Living in Cleveland, the landing happens in the middle of the afternoon. Hours later, Neil Armstrong emerges and my family strains to see his form descend the ladder to the lunar surface.
I don’t remember all of that so well. What really persists in vivid memory to this day is the following.
It’s late in the evening, well after midnight. I come to, propped upright against the wall, in my jammies, in bed, where I have fallen asleep. My folks have taken the one television set in the house, knowing how much this moment means to me, and set it on the desk next to my bed. It’s been left on, and in the continuing 24/7 coverage of the event, what’s on the screen is the live but static tableau of Tranquillity Base, long after Neil and Buzz have ascended the ladder at the end of their brief foray outside the lander.

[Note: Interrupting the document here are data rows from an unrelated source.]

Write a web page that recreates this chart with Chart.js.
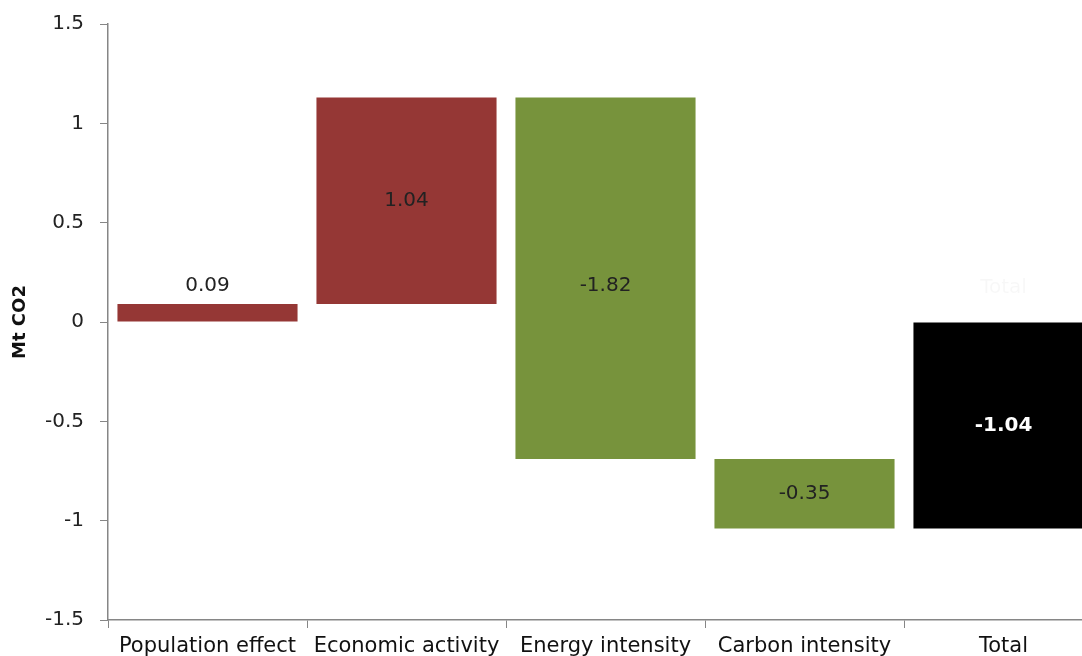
<!DOCTYPE html>
<html>
<head>
<meta charset="utf-8">
<script src="https://cdn.jsdelivr.net/npm/chart.js@4/dist/chart.umd.min.js"></script>
<style>
html,body{margin:0;padding:0;background:#fff;overflow:hidden;}
#wrap{width:1106px;height:660px;margin-top:-4px;}
</style>
</head>
<body>
<div id="wrap"><canvas id="c" width="1106" height="660"></canvas></div>
<script>
const categories = ["Population effect", "Economic activity", "Energy intensity", "Carbon intensity", "Total"];
const changes = [0.09, 1.04, -1.82, -0.35, -1.04];
const isTotal = [false, false, false, false, true];
const barColors = ["#953735", "#953735", "#77933C", "#77933C", "#000000"];
const labelColors = ["#222222", "#222222", "#222222", "#222222", "#ffffff"];
const yTicks = [-1.5, -1, -0.5, 0, 0.5, 1, 1.5];

// waterfall ranges built from the change values
const ranges = [];
let running = 0;
changes.forEach((v, i) => {
  if (isTotal[i]) { ranges.push([0, v]); }
  else { ranges.push([running, running + v]); running += v; }
});

const FONT = "'DejaVu Sans', sans-serif";

const labelPlugin = {
  id: 'barLabels',
  afterDatasetsDraw(chart, args, opts) {
    const ctx = chart.ctx;
    const meta = chart.getDatasetMeta(0);
    meta.data.forEach((bar, i) => {
      const top = Math.min(bar.y, bar.base);
      const bottom = Math.max(bar.y, bar.base);
      const text = changes[i].toFixed(2);
      ctx.save();
      ctx.textAlign = 'center';
      ctx.textBaseline = 'middle';
      ctx.fillStyle = labelColors[i];
      if (bottom - top < 30) {
        ctx.font = "20px " + FONT;
        ctx.fillText(text, bar.x, top - 18);
      } else {
        ctx.font = (isTotal[i] ? "bold " : "") + "20px " + FONT;
        const shift = (opts.shift && opts.shift[i]) || 0;
        ctx.fillText(text, bar.x, (top + bottom) / 2 + shift);
      }
      if (isTotal[i]) {
        ctx.font = "20px " + FONT;
        ctx.fillStyle = "rgba(0,0,0,0.03)";
        ctx.fillText(categories[i], bar.x, top - 35);
      }
      ctx.restore();
    });
  }
};

new Chart(document.getElementById('c'), {
  type: 'bar',
  data: {
    labels: categories,
    datasets: [{
      data: ranges,
      backgroundColor: barColors,
      borderWidth: 0,
      borderSkipped: false,
      barPercentage: 0.905,
      categoryPercentage: 1.0
    }]
  },
  options: {
    responsive: false,
    animation: false,
    devicePixelRatio: 1,
    layout: { padding: { top: 13, right: 3, left: 0, bottom: 0 } },
    plugins: { legend: { display: false }, tooltip: { enabled: false }, barLabels: { shift: { 2: 8 } } },
    scales: {
      x: {
        grid: { display: true, offset: true, drawOnChartArea: false, drawTicks: true, tickLength: 8, color: '#868686' },
        border: { color: '#868686', width: 1.5 },
        ticks: { color: '#111', font: { family: FONT, size: 21 }, padding: 6, maxRotation: 0, autoSkip: false },
        afterFit(scale) { scale.height = 36; }
      },
      y: {
        min: -1.5, max: 1.5,
        afterBuildTicks(scale) { scale.ticks = yTicks.map(v => ({ value: v })); },
        grid: { display: true, drawOnChartArea: false, drawTicks: true, tickLength: 8, color: '#868686' },
        border: { color: '#868686', width: 1.5 },
        ticks: { color: '#222', font: { family: FONT, size: 20 }, padding: 16, callback: v => String(v) },
        title: { display: true, text: 'Mt CO2', color: '#111', font: { family: FONT, size: 18, weight: 'bold' }, padding: { top: 10, bottom: 0 } },
        afterFit(scale) { scale.width = 108; }
      }
    }
  },
  plugins: [labelPlugin]
});
</script>
</body>
</html>
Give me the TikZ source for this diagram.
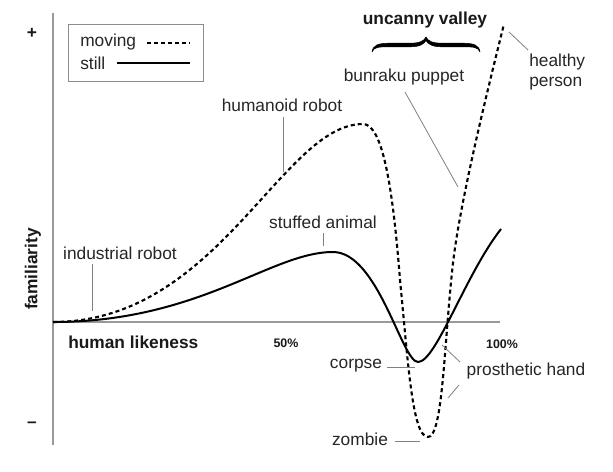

They’re inside, trying to get some sleep. All that’s visible is the image of the lander, the flag, and the lunar surface baking in the sun. Nothing is moving, and news anchors on the late shift are speaking intermittently in hushed tones in the middle of the night.
I gaze at the picture from the lunar surface. No one else in the house is awake. It’s just me and the glowing black-and-white transmission from the moon.
At that moment the future is the most natural thing in the world.